38. The method of claim 36,

wherein the documentation related to the one or more hardware devices comprises a list of uniform resource locators (URLs) that reference documentation related to the one or more hardware devices.

39. The method of claim 36, further comprising:

detecting a software application installed on the computer system;

sending information specifying the installed software application to the computer server;

wherein said receiving documentation comprises receiving documentation related to using the installed software application to interact with at least one of the hardware devices.

40. The method of claim 39, wherein the documentation related to using the installed software application to interact with at least one of the hardware devices includes an example program operable to run within the software application.
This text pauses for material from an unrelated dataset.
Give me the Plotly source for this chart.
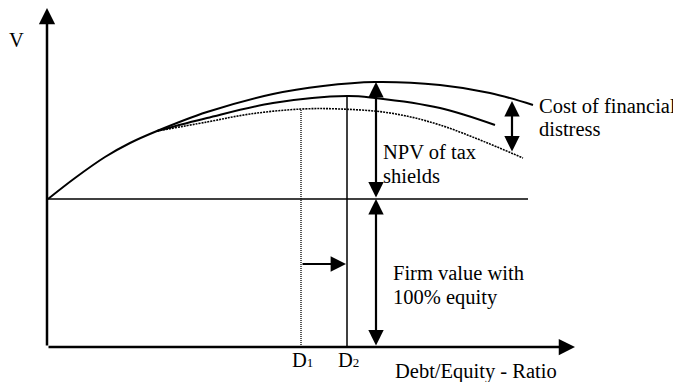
import plotly.graph_objects as go

# Curves (x = debt/equity ratio, y = firm value V)
levered_x = [1, 28, 58, 83, 110, 160, 226, 276, 328, 393, 443, 486]
levered_y = [148, 169, 190, 204, 216, 235, 253, 261, 265, 262, 254, 242]

actual_x = [110, 160, 226, 300, 328, 393, 448]
actual_y = [216, 229, 244, 251, 249, 239, 222]

distress_x = [110, 160, 203, 255, 293, 343, 393, 476]
distress_y = [216, 225, 233, 238, 238, 234, 222, 189]

unlevered_value = 148
unlevered_end = 481
d1 = 254
d2 = 300
d1_top = 238
d2_top = 251
x_axis_end = 528
y_axis_end = 339
arrow_x = 329
arrow_top = 265
distress_arrow_x = 465
distress_arrow = [246, 194]
shift_arrow_y = 83

FONT = "Liberation Serif, Times New Roman, serif"
INK = "black"

fig = go.Figure()

fig.add_trace(go.Scatter(x=levered_x, y=levered_y, mode="lines",
                         line=dict(color=INK, width=2, shape="spline")))
fig.add_trace(go.Scatter(x=actual_x, y=actual_y, mode="lines",
                         line=dict(color=INK, width=2, shape="spline")))
fig.add_trace(go.Scatter(x=distress_x, y=distress_y, mode="lines",
                         line=dict(color=INK, width=1.6, shape="spline", dash="2px,1px")))

# unlevered firm value line
fig.add_trace(go.Scatter(x=[0, unlevered_end], y=[unlevered_value, unlevered_value],
                         mode="lines", line=dict(color=INK, width=1.5)))
# D1 and D2 verticals
fig.add_trace(go.Scatter(x=[d1, d1], y=[0, d1_top], mode="lines",
                         line=dict(color=INK, width=1.3, dash="1px,1px")))
fig.add_trace(go.Scatter(x=[d2, d2], y=[0, d2_top], mode="lines",
                         line=dict(color=INK, width=1.5)))


def arrow(x0, y0, x1, y1, both=False, width=2, size=1.5):
    fig.add_annotation(x=x1, y=y1, ax=x0, ay=y0, xref="x", yref="y",
                       axref="x", ayref="y", text="", showarrow=True,
                       arrowhead=2, arrowsize=size, arrowwidth=width,
                       arrowcolor=INK, startarrowhead=2, startarrowsize=size,
                       arrowside="end+start" if both else "end",
                       standoff=0, startstandoff=0)


# axes
arrow(0, 0, x_axis_end, 0, width=2.5, size=1.3)
arrow(0, 0, 0, y_axis_end, width=2.5, size=1.3)
# NPV of tax shields and firm value arrows
arrow(arrow_x, unlevered_value, arrow_x, arrow_top, both=True, width=2.2, size=1.4)
arrow(arrow_x, 0, arrow_x, unlevered_value, both=True, width=2.2, size=1.4)
# cost of financial distress
arrow(distress_arrow_x, distress_arrow[1], distress_arrow_x, distress_arrow[0],
      both=True, width=2.2, size=1.4)
# shift from D1 to D2
arrow(d1, shift_arrow_y, d2 - 1, shift_arrow_y, width=2.2, size=1.4)


def label(x, y, text, xanchor="left", size=20.5):
    fig.add_annotation(x=x, y=y, xref="x", yref="y", text=text, showarrow=False,
                       xanchor=xanchor, yanchor="middle", align="left",
                       font=dict(family=FONT, size=size, color=INK))


label(-31, 307, "V", xanchor="center")
label(490, 241, "Cost of financial")
label(490, 218, "distress")
label(334, 195, "NPV of tax")
label(334, 171, "shields")
label(344, 74, "Firm value with")
label(344, 50, "100% equity")
label(d1 + 1, -13, "D<span style='font-size:13px'>1</span>", xanchor="center")
label(d2 + 1, -13, "D<span style='font-size:13px'>2</span>", xanchor="center")
label(346, -24, "Debt/Equity - Ratio")

# the page body adds an 8px offset, so the figure is made 8px smaller
# and the ranges are shifted to keep everything in the window
fig.update_layout(
    width=673, height=374,
    margin=dict(l=0, r=0, t=0, b=0),
    paper_bgcolor="white", plot_bgcolor="white",
    showlegend=False,
    xaxis=dict(range=[-39, 634], visible=False, fixedrange=True),
    yaxis=dict(range=[-35, 339], visible=False, fixedrange=True),
)

fig.write_html("out.html")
41. The method of claim 36, further comprising:

detecting a plurality of software applications installed on the computer system;

receiving user input specifying a subset of the hardware devices and software applications;

sending information specifying the subset of hardware devices and software applications to the computer server;

receiving documentation related to the subset of hardware devices and software applications.

42. The method of claim 36, further comprising:

receiving user input specifying one or more types of documentation;

sending information specifying the one or more types of documentation along with the information specifying the one or more hardware devices to the computer server;

wherein said receiving documentation related to the one or more hardware devices comprises receiving documentation of the specified one or more types.

43. The method of claim 36, further comprising:

displaying the received documentation.